Thursday, November 12, 2009

A change of attitude toward change

I walked into Starbucks today at 6.15 am as I do nearly every morning after my workout.

And right away, I noticed: Everything had been changed: there were new tables, including one huge one. Bars had put in with bar stools. New lighting installed. The walls are being repainted.
(Fortunately, my friends who work there were still behind the counter.)

What was going on? I wondered. Whatever it was, I thought, I didn't like it. For an instant, I thought I'd go back to Panera tomorrow morning.

Now, I understand what people in the church, particularly the Episcopal Church, are experiencing. The church is being refurnished and redecorated, theologically and in other ways. The Episcopal Church isn't what it used to be. And we feel unsettled.

We want the church to be that unchanging institution in our lives. We crave the familiar words of that worship we grew up with, be it the 1928 Prayer Book, even the 1979 Prayer Book. We might say we liked it when Episcopal priests were men, not also women.

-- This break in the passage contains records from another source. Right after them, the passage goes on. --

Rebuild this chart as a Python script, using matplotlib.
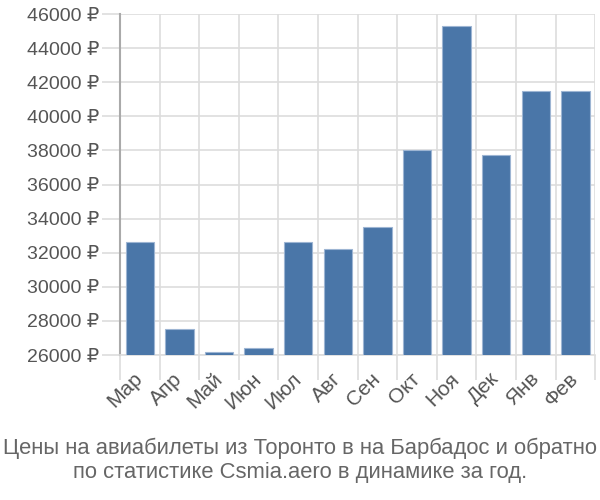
import matplotlib
matplotlib.use("Agg")
import matplotlib.pyplot as plt
from matplotlib.ticker import FixedLocator, FuncFormatter

plt.rcParams['font.family'] = ['Liberation Sans', 'DejaVu Sans']

months = ["Мар", "Апр", "Май", "Июн", "Июл", "Авг", "Сен", "Окт", "Ноя", "Дек", "Янв", "Фев"]
prices = [32600, 27500, 26200, 26400, 32600, 32200, 33500, 38050, 45280, 37750, 41500, 41500]
yticks = list(range(26000, 46001, 2000))
title = "Цены на авиабилеты из Торонто в на Барбадос и обратно\nпо статистике Csmia.aero в динамике за год."

fig = plt.figure(figsize=(6, 5), dpi=100)
ax = fig.add_axes([0.2, 0.29, 0.792, 0.682])

x = list(range(len(months)))
ax.bar(x, prices, width=0.72, color="#4a76a8", edgecolor="#9db5d3", linewidth=0.8, zorder=3)

ax.set_xlim(-0.5, len(months) - 0.5)
ax.set_ylim(26000, 46000)

ax.set_yticks(yticks)
ax.yaxis.set_major_formatter(FuncFormatter(lambda v, p: f"{int(v)} ₽"))
ax.set_xticks(x)
ax.set_xticklabels(months, rotation=45, ha="right", va="center", rotation_mode="anchor")
ax.xaxis.set_minor_locator(FixedLocator([i - 0.5 for i in range(len(months) + 1)]))

ax.grid(True, axis="y", which="major", color="#dddddd", linewidth=1.2, zorder=0)
ax.grid(True, axis="x", which="minor", color="#dddddd", linewidth=1.2, zorder=0)

ax.tick_params(axis="y", which="major", length=13, color="#dddddd", width=1.2,
               labelsize=14, labelcolor="#555555", pad=2)
ax.tick_params(axis="x", which="major", length=0, labelsize=15, labelcolor="#555555", pad=15)
ax.tick_params(axis="x", which="minor", length=18, color="#dddddd", width=1.2)

for s in ["top", "right"]:
    ax.spines[s].set_visible(False)
ax.spines["left"].set_color("#aaaaaa")
ax.spines["left"].set_linewidth(1.5)
ax.spines["bottom"].set_color("#dddddd")
ax.spines["bottom"].set_linewidth(1.2)

fig.text(0.5, 0.08, title, ha="center", va="center", fontsize=15.8, color="#666666", linespacing=1.2)

fig.savefig("out.png", dpi=100)
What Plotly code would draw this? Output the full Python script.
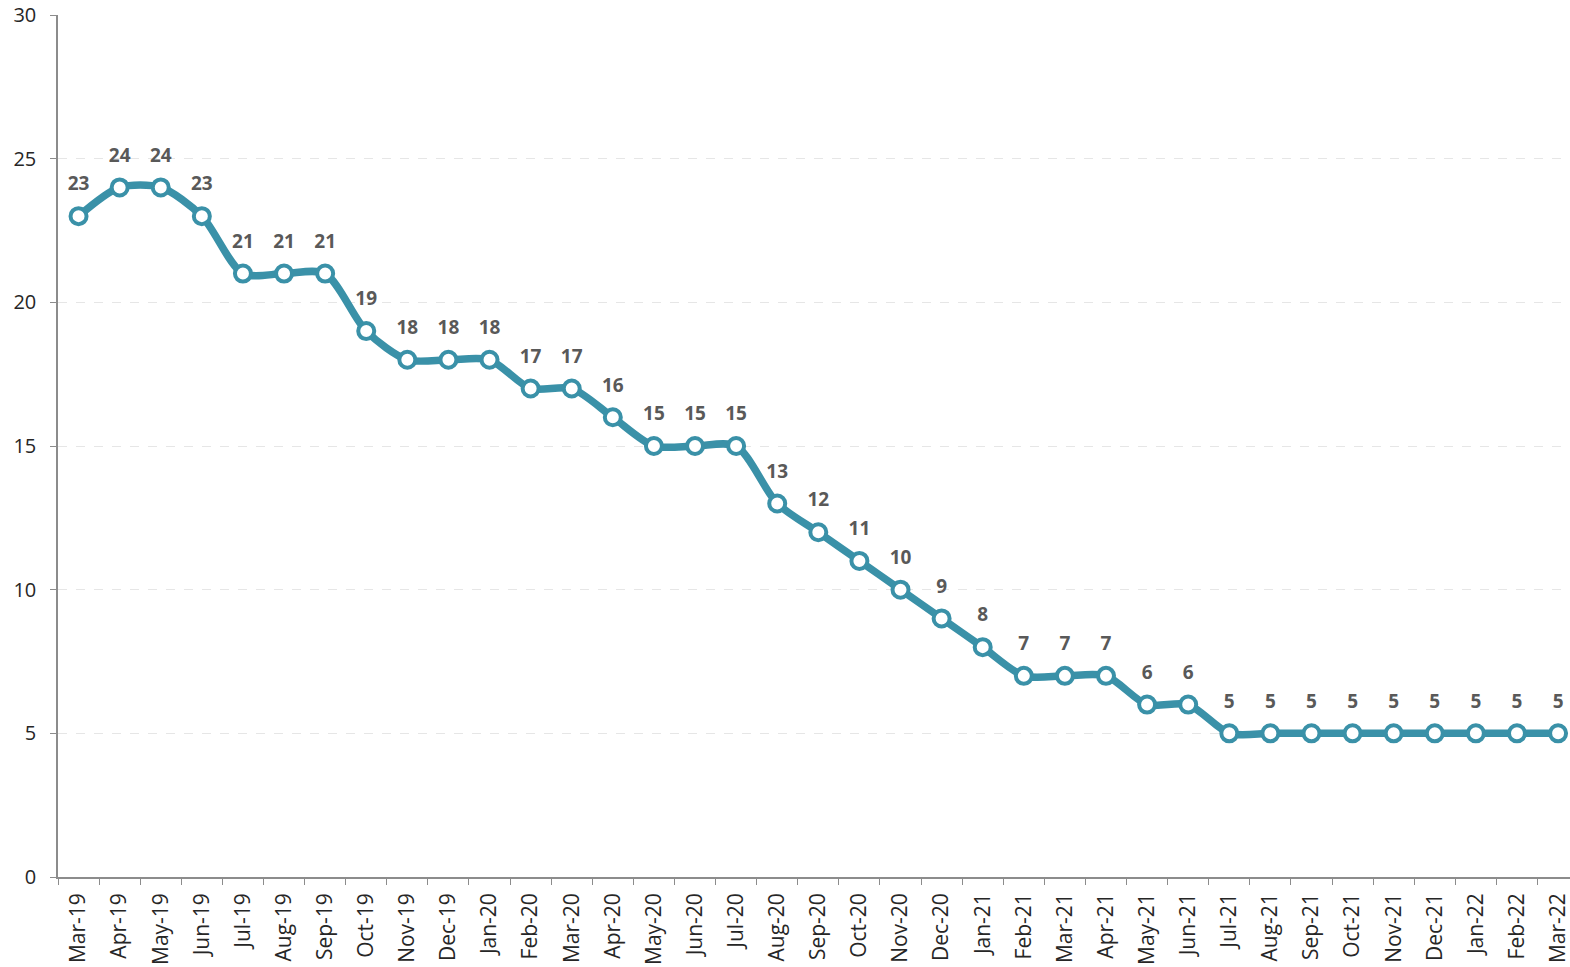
import plotly.graph_objects as go

months = ["Mar-19","Apr-19","May-19","Jun-19","Jul-19","Aug-19","Sep-19","Oct-19","Nov-19","Dec-19",
          "Jan-20","Feb-20","Mar-20","Apr-20","May-20","Jun-20","Jul-20","Aug-20","Sep-20","Oct-20",
          "Nov-20","Dec-20","Jan-21","Feb-21","Mar-21","Apr-21","May-21","Jun-21","Jul-21","Aug-21",
          "Sep-21","Oct-21","Nov-21","Dec-21","Jan-22","Feb-22","Mar-22"]
values = [23,24,24,23,21,21,21,19,18,18,
          18,17,17,16,15,15,15,13,12,11,
          10,9,8,7,7,7,6,6,5,5,
          5,5,5,5,5,5,5]

teal = "#3a91a8"
fig = go.Figure()
fig.add_trace(go.Scatter(
    x=months, y=values, mode="lines+markers",
    line=dict(color=teal, width=7.5, shape="spline", smoothing=0.8),
    marker=dict(size=16, color="white", line=dict(color=teal, width=4)),
    cliponaxis=False, showlegend=False, hoverinfo="skip",
))
# data labels: invisible larger marker pushes the text up
fig.add_trace(go.Scatter(
    x=months, y=values, mode="markers+text",
    marker=dict(size=32, color="rgba(0,0,0,0)"),
    text=[str(v) for v in values], textposition="top center",
    textfont=dict(family="Open Sans", size=19, color="#595959", weight="bold"),
    cliponaxis=False, showlegend=False, hoverinfo="skip",
))
fig.update_layout(
    width=1570, height=967,
    margin=dict(l=58, r=0, t=15, b=90),
    plot_bgcolor="white", paper_bgcolor="white",
    font=dict(family="Open Sans", color="#262626"),
)
fig.update_xaxes(
    type="category", range=[-0.5, 36.29], automargin=False,
    showline=True, linecolor="#8c8c8c", linewidth=1.5,
    ticks="outside", tickson="boundaries", ticklen=6, tickcolor="#8c8c8c",
    tickangle=-90, tickfont=dict(size=21, color="#262626"), showgrid=False,
    ticklabeloverflow="allow", ticklabelstandoff=6,
)
fig.update_yaxes(
    range=[0, 30], tickvals=[0,5,10,15,20,25,30], automargin=False,
    showline=True, linecolor="#8c8c8c", linewidth=1.5,
    ticks="outside", ticklen=6, tickcolor="#8c8c8c",
    tickfont=dict(size=20, color="#262626"),
    showgrid=True, gridcolor="#e6e6e6", griddash="dash", gridwidth=1,
    zeroline=False, ticklabeloverflow="allow", ticklabelstandoff=10,
)
fig.write_html("out.html", config={"displayModeBar": False},
               post_script="document.body.style.margin='0';document.body.style.overflow='hidden';")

And female bishops? Well, let's not talk about that or about the gay bishop of New Hampshire or the the blessing of same gender unions. What will be next?

I understand. I really do. We humans want everything to stay the same. It's secure that way and safe. And predictable, like sitting in the same pew at the Sunday Eucharist. We can always count on our place being available.

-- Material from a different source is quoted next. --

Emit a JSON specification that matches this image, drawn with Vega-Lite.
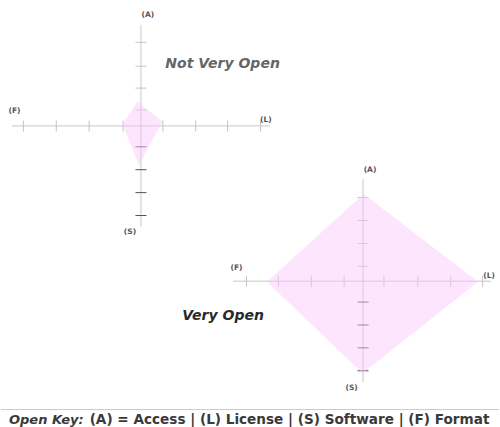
{
  "$schema": "https://vega.github.io/schema/vega-lite/v6.json",
  "width": 500,
  "height": 427,
  "padding": 0,
  "autosize": {"type": "fit", "contains": "padding"},
  "background": "white",
  "config": {"view": {"stroke": null}},
  "resolve": {"scale": {"color": "independent"}},
  "datasets": {
    "axes": [
      {"chart": "Not Very Open", "x": 11, "x2": 270, "y": 126.5, "y2": 126.5},
      {"chart": "Not Very Open", "x": 140.5, "x2": 140.5, "y": 25, "y2": 228},
      {"chart": "Very Open", "x": 233, "x2": 492, "y": 282.5, "y2": 282.5},
      {"chart": "Very Open", "x": 363.5, "x2": 363.5, "y": 180, "y2": 384},
      {"chart": "footer", "x": 0, "x2": 500, "y": 411.5, "y2": 411.5}
    ],
    "hticks": [
      {"chart": "Not Very Open", "x": 22.5, "y": 126.5},
      {"chart": "Not Very Open", "x": 55.5, "y": 126.5},
      {"chart": "Not Very Open", "x": 88.5, "y": 126.5},
      {"chart": "Not Very Open", "x": 122.5, "y": 126.5},
      {"chart": "Not Very Open", "x": 162.5, "y": 126.5},
      {"chart": "Not Very Open", "x": 195.5, "y": 126.5},
      {"chart": "Not Very Open", "x": 227.5, "y": 126.5},
      {"chart": "Not Very Open", "x": 260.5, "y": 126.5},
      {"chart": "Very Open", "x": 246.5, "y": 282.5},
      {"chart": "Very Open", "x": 278.5, "y": 282.5},
      {"chart": "Very Open", "x": 311.5, "y": 282.5},
      {"chart": "Very Open", "x": 344.5, "y": 282.5},
      {"chart": "Very Open", "x": 384.5, "y": 282.5},
      {"chart": "Very Open", "x": 418.5, "y": 282.5},
      {"chart": "Very Open", "x": 451.5, "y": 282.5},
      {"chart": "Very Open", "x": 483.5, "y": 282.5}
    ],
    "vticks": [
      {"chart": "Not Very Open", "half": "A", "x": 140.5, "y": 42.5},
      {"chart": "Not Very Open", "half": "A", "x": 140.5, "y": 66.5},
      {"chart": "Not Very Open", "half": "A", "x": 140.5, "y": 88.5},
      {"chart": "Not Very Open", "half": "A", "x": 140.5, "y": 110.5},
      {"chart": "Not Very Open", "half": "S", "x": 140.5, "y": 147.5},
      {"chart": "Not Very Open", "half": "S", "x": 140.5, "y": 170.5},
      {"chart": "Not Very Open", "half": "S", "x": 140.5, "y": 193.5},
      {"chart": "Not Very Open", "half": "S", "x": 140.5, "y": 216.5},
      {"chart": "Very Open", "half": "A", "x": 363.5, "y": 198.5},
      {"chart": "Very Open", "half": "A", "x": 363.5, "y": 221.5},
      {"chart": "Very Open", "half": "A", "x": 363.5, "y": 244.5},
      {"chart": "Very Open", "half": "A", "x": 363.5, "y": 267.5},
      {"chart": "Very Open", "half": "S", "x": 363.5, "y": 303.5},
      {"chart": "Very Open", "half": "S", "x": 363.5, "y": 326.5},
      {"chart": "Very Open", "half": "S", "x": 363.5, "y": 349.5},
      {"chart": "Very Open", "half": "S", "x": 363.5, "y": 372.5}
    ],
    "shapes": [
      {"chart": "Not Very Open", "axis": "F", "order": 1, "x": 122, "y": 125},
      {"chart": "Not Very Open", "axis": "A", "order": 2, "x": 137, "y": 102},
      {"chart": "Not Very Open", "axis": "L", "order": 3, "x": 162, "y": 122},
      {"chart": "Not Very Open", "axis": "S", "order": 4, "x": 138.5, "y": 166},
      {"chart": "Very Open", "axis": "F", "order": 1, "x": 267, "y": 283},
      {"chart": "Very Open", "axis": "A", "order": 2, "x": 364, "y": 195},
      {"chart": "Very Open", "axis": "L", "order": 3, "x": 479, "y": 283},
      {"chart": "Very Open", "axis": "S", "order": 4, "x": 363, "y": 375}
    ],
    "labels": [
      {"chart": "Not Very Open", "label": "(A)", "x": 147.5, "y": 17},
      {"chart": "Not Very Open", "label": "(F)", "x": 13.5, "y": 114},
      {"chart": "Not Very Open", "label": "(L)", "x": 266, "y": 123},
      {"chart": "Not Very Open", "label": "(S)", "x": 129.5, "y": 235},
      {"chart": "Very Open", "label": "(A)", "x": 370.5, "y": 173},
      {"chart": "Very Open", "label": "(F)", "x": 236.5, "y": 271},
      {"chart": "Very Open", "label": "(L)", "x": 490, "y": 279},
      {"chart": "Very Open", "label": "(S)", "x": 352, "y": 392}
    ],
    "titles": [
      {"chart": "Not Very Open", "label": "Not Very Open", "x": 165, "y": 68},
      {"chart": "Very Open", "label": "Very Open", "x": 182, "y": 322}
    ],
    "footkey": [
      {"label": "Open Key:", "x": 8, "y": 426}
    ],
    "foottext": [
      {"label": "(A) = Access | (L) License | (S) Software | (F) Format", "x": 89, "y": 426}
    ]
  },
  "encoding": {
    "x": {"field": "x", "type": "quantitative", "axis": null, "scale": {"domain": [0, 500], "nice": false, "zero": false}},
    "y": {"field": "y", "type": "quantitative", "axis": null, "scale": {"domain": [0, 427], "nice": false, "zero": false, "reverse": true}}
  },
  "layer": [
    {
      "data": {"name": "axes"},
      "mark": {"type": "rule", "color": "#c8c8c8", "strokeWidth": 1},
      "encoding": {"x2": {"field": "x2"}, "y2": {"field": "y2"}}
    },
    {
      "data": {"name": "hticks"},
      "mark": {"type": "tick", "orient": "vertical", "size": 11, "thickness": 1, "color": "#c4c4c4", "opacity": 1}
    },
    {
      "data": {"name": "vticks"},
      "mark": {"type": "tick", "orient": "horizontal", "size": 11, "thickness": 1, "opacity": 1},
      "encoding": {
        "color": {"field": "half", "type": "nominal", "legend": null, "scale": {"domain": ["A", "S"], "range": ["#c4c4c4", "#555555"]}}
      }
    },
    {
      "data": {"name": "shapes"},
      "mark": {"type": "line", "interpolate": "linear-closed", "fill": "#fac8fa", "fillOpacity": 0.45, "strokeOpacity": 0, "strokeWidth": 0},
      "encoding": {
        "detail": {"field": "chart"},
        "order": {"field": "order", "type": "quantitative"}
      }
    },
    {
      "data": {"name": "labels"},
      "mark": {"type": "text", "font": "DejaVu Sans", "fontWeight": "bold", "fontSize": 7.5, "color": "#555555", "align": "center", "baseline": "alphabetic"},
      "encoding": {"text": {"field": "label"}}
    },
    {
      "data": {"name": "titles"},
      "mark": {"type": "text", "font": "DejaVu Sans", "fontWeight": "bold", "fontStyle": "italic", "fontSize": 14, "align": "left", "baseline": "alphabetic"},
      "encoding": {
        "text": {"field": "label"},
        "color": {"field": "chart", "type": "nominal", "legend": null, "scale": {"domain": ["Not Very Open", "Very Open"], "range": ["#666666", "#2a2a2a"]}}
      }
    },
    {
      "data": {"name": "footkey"},
      "mark": {"type": "text", "font": "DejaVu Sans", "fontWeight": "bold", "fontStyle": "italic", "fontSize": 13, "color": "#3a3a3a", "align": "left", "baseline": "alphabetic"},
      "encoding": {"text": {"field": "label"}}
    },
    {
      "data": {"name": "foottext"},
      "mark": {"type": "text", "font": "DejaVu Sans", "fontWeight": "bold", "fontSize": 13.6, "color": "#3a3a3a", "align": "left", "baseline": "alphabetic"},
      "encoding": {"text": {"field": "label"}}
    }
  ]
}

But it's also unrealistic. Everything changes. Nothing stays the same--in families, at work, in government and politics (We now have an African-American president), in our neighborhoods and cities, in the church.

Darwin found that only a species that adapts and evolves survives; otherwise, it dies.

So it is with institutions, including the church. I remember a debate I had with a retired Member of Parliament when I was in England one summer--this debate occurred in his home, not on the floor of Commons--and I said, "Why not let women be priests, even bishops? Your Prime Minister is a woman, after all?"

"Yes, but that's different," he said, unable to tell me exactly how.

The Episcopal Church is changing, because the world we serve is changing. And we either adapt, seeking to minister to others in Christ's name, or we cling to the past and perish in irrelevance and insignificance.

So, I'll go back to Starbucks tomorrow morning. I'll mutter for awhile about the changes in furnishings and decor. But I'll get used to the changes and, if my experience with change is any measure, I'll even come to like them one day.

And, of course, I won't want anything to change.